Comment by Andrew Gaydenko (student975) - Wednesday, 21 March 2012, 14:11 GMT
At my case with added

- netfs service and
- _netdev cifs mount option

I don't see the problem any more, thanks!
Comment by Andrew Gaydenko (student975) - Tuesday, 10 April 2012, 21:14 GMT
Are there any reason the task isn't still closed? I have the second machine where the issue has gone also :-)
Comment by Rares Aioanei (lmov) - Tuesday, 02 October 2012, 22:48 GMT
  • Field changed: Percent Complete (100% → 0%)
Still happening here, although not always, with stock inittab.
Comment by Tom Gundersen (tomegun) - Tuesday, 02 October 2012, 22:48 GMT
Rares: do you have any more info? anything that makes your system different from the other reporters?
Comment by Rares Aioanei (lmov) - Wednesday, 03 October 2012, 07:15 GMT
Not exactly; maybe the fact that I sometimes NFS mount a partition from another computer on my LAN. I'll test and let you know.
Comment by Mike Taylor (mtaylor) - Tuesday, 09 October 2012, 03:43 GMT
I'm experiencing this problem as well.

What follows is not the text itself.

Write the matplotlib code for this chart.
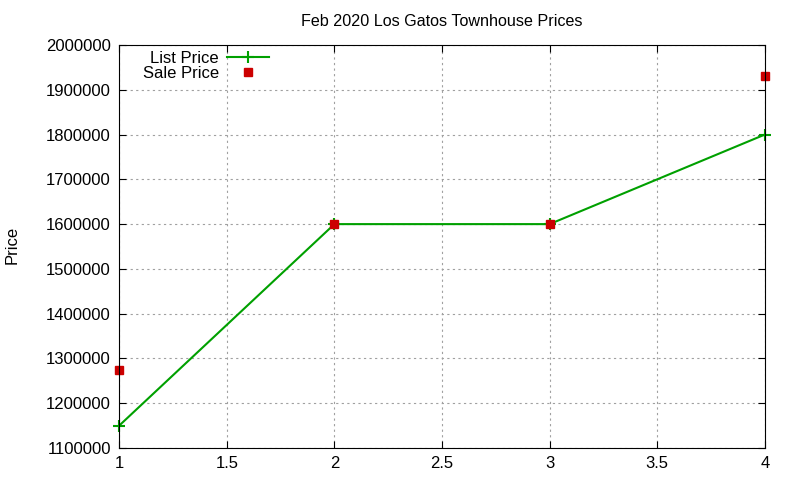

As with Rares, I sometimes NFS mount a partition from another computer on my LAN. When I manually umount the NFS shares before shutdown it doesn't hang, but shutting down with the NFS shares mounted causes this problem (on 3 different computers), so I'm quite tempted to think the NFS shares are likely at fault.
Comment by Stéphane Travostino (eazy) - Wednesday, 17 October 2012, 09:19 GMT
Happening here too, in the last few days.

1) I do not have any network mounted filesystems.
2) No btrfs, only ext4
3) I've migrated recently from dmraid to mdadm, that could or couldn't be the cause.
Comment by Tom Gundersen (tomegun) - Sunday, 04 November 2012, 16:21 GMT
If anyone wants this fixed, post a patch to the projects ml. I'm not going to be working on this.